Matt Temple
May 31, 2012

On Friday, May 18, The Boston Modern Orchestra Project gave its Jordan Hall audience a theme-based concert, four 20th-century works works, tied by our understanding of Apollo as "Apollon Musagè," from his role as leader of the muses. One of the muses is, of course, Terpsichore, and this is the muse underpinning the first set of pieces, 5 Greek Dances by the Greek composer, Nikos Skalkottas. Although Skalkottas studied with Schoenberg, and wrote a large number of atonal and 12-tone pieces, the pieces that he was known for in Athens were his more accessible pieces, 36 Greek Dances. BMOP played 5 Greek Dances (1936): Epirotikos, Kretikos, Tsamikos, Arkadikos, and Kleftikos. These pieces had a limited range, using folk music in a formalized way, similar to Brahms's Hungarian Dances. The dances used Greek melodies, alternating frequently between major and minor keys. The second dance, Kretikos, built over a bass ostinato, was spritely, with echoes of Copland and Ravel. The third dance, Tsamikos, was leisurely and romantic, with a tonal range reminiscent of Kabalevsky. The fourth dance, Arkadikos, showed off BMOP's resonant hall-filling sound, but the melody had an unfinished, awkward quality. The final dance had an energetic, pops-like quality. These rarely-heard pieces were pleasant, and showed off BMOP's warmth and potential for romantic performance, but were, in themselves, not particularly memorable.
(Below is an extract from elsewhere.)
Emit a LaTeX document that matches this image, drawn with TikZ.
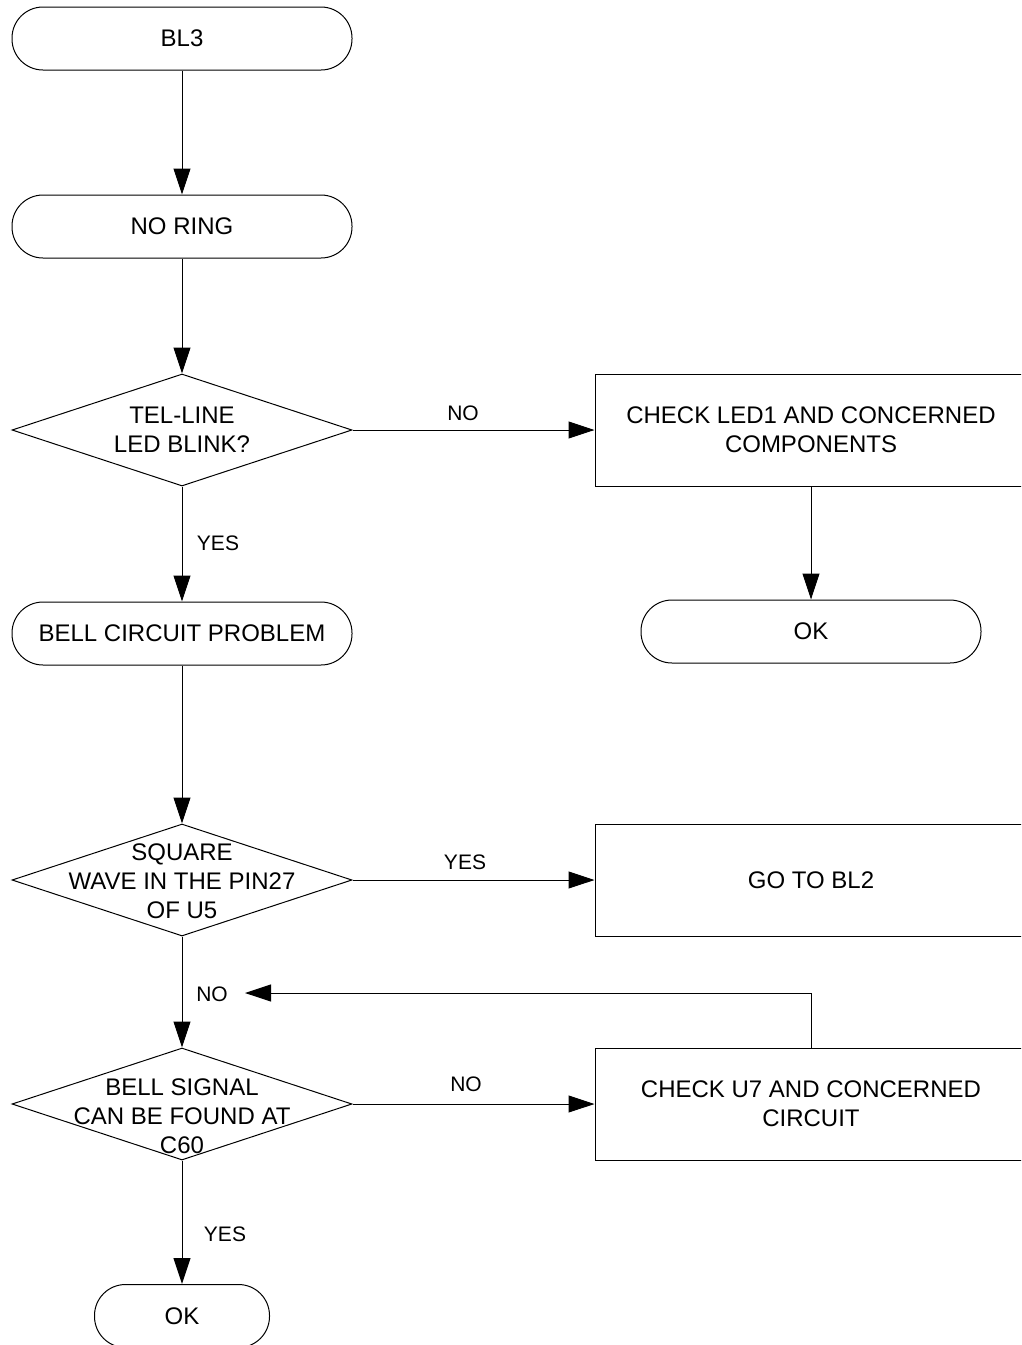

Next was a more ambitious work, The Minotaur (1947), by Elliot Carter. It's described as his "most Stravinskian piece" in the program notes. It was meant for Balanchine (who was Stravinsky's collaborator on the companion Apollo piece later in the concert). Unfortunately, Balanchine was off to Paris at the time, so the plan. There are two scenes in this ballet -- one at King Minos's palace in which Queen Pasiphae engages in a tryst with a sacred bull, and a second, in which a labyrinth is built to imprison the Minotaur, which is killed by Theseus with the help of Ariadne. BMOP's performance has really wonderful drive, and a sense of narrative purpose. There are big announcements in the horns, and a really captivating 3-against-2 section. Delicate, small forces contrast percussion and brass. At times you can feel the breath of Stravinsky, with Rite-of-Spring-like passages, with repeated phrases, each time having a different accompaniment. There are poignant sections where a clarinet and oboe hover over the strings, contrapuntal episodes. Later, in the labyrinth, an ominous-sounding clarinet stands for the unwinding of the string. Always, there is a feeling of a story being told, moving inexorably. A rousing climax falls to a quiet finale. The entire performance is handled with clarity, energy, and a nearly literary quality.

The third piece of the evening is Stravinsky's incidental music to the ballet, Apollons Musagète. Unfortunately, in weight, tonality, and general musical content, this piece felt similar to the Carter piece, both using a similar musical language. I wish BMOP had played something more contrastive, like Lewis Spratlan's Apollo and Daphne Variations that ended the evening.

Spratlan's piece is really quite remarkable, rich and varied. Spratlan uses thin, high strings over a solid bass, builds primordially, like a Lewis Andriessen piece, using some of the same endlessly-rolling scales that Georg Friedrich Haas used in In Vain. Then begin the wonderful Robert Schumann-like theme and variations, initially played on the piano. Throughout the piece, this theme is used in a romantic, non-ironic way, but Spratlan is never far from comedic, and the theme does have comical variations, with large massed sounds and percussion, including triangles. There is a section with roiling scales, and frighteningly threatening horns, but quieter sections with big major chords over long sostenuto parts. He does have a section which reminded me of his earlier piece When Crows Gather, but then with haunting interjections of horn and strings. Then comes a coda-like section, reminiscent of something you might expect from Frederic Rzewski, with vigorous, rhythmic strings. He then returns to the original theme. This is an emotionally complex, interesting piece, restless, but structured, and Gil Rose and the orchestra delivered it authoritatively. Rose's handling of brass is often breathtaking.

Occasionally, I wish the string sections generated more emotional content. Still, the Apollo and Daphne Variations was the piece that made the concert for me. Skalkottas' 5 Greek Dances were friendly, accessible, and quirky, but not memorable; the Carter piece was performed flawlessly, interesting because of its Stravinsky-like manner, and as an example of his neo-classical mode, but lacking in Carter's more personal voice of the fifties and onward; the Stravinsky ballet seemed pale compared to, say The Rite of Spring or The Firebird. All of this is to say something I've occasionally felt before at BMOP concerts -- that the concert selection can be less exciting than the orchestra itself, and certainly, a theme-based concert like this one always has risks. If you don't know Spratlan's music, this was certainly a good introduction. It didn't hurt that the composer was in the audience, to take a number of bows. And it was a fine way to end the 2012 BMOP season.